Pensioner awarded R850 000 after negligent knee surgery 

The Gauteng High Court has ordered the MEC of Health and Social Development in Gauteng to pay a pensioner who suffered damages to her knee due to negligence during surgery just under R1.3-million in damages. 

In his judgment on Friday, Judge Stuart Wilson said on July 16, 2013, the plaintiff [name withheld] “was operated on at a hospital controlled by the defendant, the MEC. The aim of the surgery was to replace her left knee with a prosthetic joint. The surgery went badly wrong.” 


Judge Wilson further noted that “although the knee joint was replaced, the [the plaintiff] now cannot bend her knee at all.  

“The MEC accepts that the knee replacement surgery was negligently performed, and has assumed liability for [the plaintiff’s] proven losses. In all but two respects, the MEC and [the patient] also agree what those losses were,” Wilson said. 

During proceedings, the parties disagreed about whether and to what extent the 64-year-old woman would require domestic assistance because of the injuries caused by the negligent surgery, and whether and to what extent the MEC should have to pay for such assistance. 

The parties further disagreed on the quantum of general damages to compensate the woman’s pain and suffering and loss of amenities of life. 

Wilson noted that the woman is presently 64 years old and will need domestic assistance as she ages.  

The state’s lawyer, LH Adams, argued the need for assistance arose not from the knee replacement surgery itself, but from the fact that the woman already had arthritis in her left knee, and pain in both of her knees at the time of the operation.  

Adams further submitted that the woman’s condition would likely have so debilitated as to have made the need for domestic assistance inevitable whether or not she had the knee replacement surgery. 

But Wilson rejected this assertion. “I cannot accept this line of reasoning or the conclusion pressed from it. The evidence was that, although she was in pain before the operation, [the plaintiff] was mobile and able to perform a number of tasks associated with her job as a meat packer at a Spar supermarket.”  

He said the plaintiff is now substantially immobile without the assistance of a crutch.  

“Even with a crutch, she finds it difficult to get around. This is partly because her left leg is stuck in a fully extended position as a result of the negligent surgery. It is shorter than her right leg, probably also as a result of the negligent surgery. A decade after the operation, the knee joint is still painful and swollen,” Wilson said. 

“I am grimly aware of the imprecision of any exercise which involves comparing different cases of loss and suffering – which are always, ultimately, incommensurate. Nonetheless, for the reasons I have given, I think that a just and fair award for general damages in this case would be R850 000.”  

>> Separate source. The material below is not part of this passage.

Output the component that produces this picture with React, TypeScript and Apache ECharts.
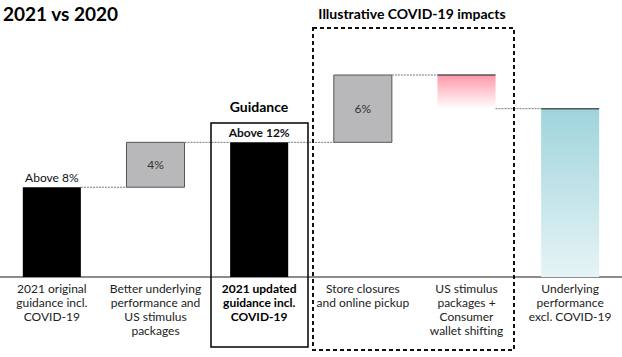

Wilson further ruled that there were no prospects of the woman’s condition getting any better, and awarded her a further R438 250 “for future domestic assistance”. 

In September last year, at a meeting of the National Council of Provinces Appropriations Committee, the Auditor-General (AG) of South Africa revealed the government had failed to meet its target of reducing the contingent liability of medico-legal cases by 80% (under R18-billion) in 2024 from the baseline of R70-billion in 2018, with claims standing at R77-billion in March last year.  

The committee further heard that most of the claims were birth-related and included brain damage, cerebral palsy, caesarean sections and non-standardised procedures. 

“The AG further indicated that the cumulative total value of all 15 148 claims made against the DoH (Department of Health) during the 2021-2022 financial Year stood at R125.3-billion, with 96% being for medico-legal claims.  

“Altogether, R1.8-billion was paid out for medico-legal claims in 2021 and R855.7-million in 2022. Of the 15 1 48 claims, 4 443 were from the Eastern Cape, 3 783 from Gauteng, 2 915 from KwaZulu-Natal and 1 617 from Limpopo.”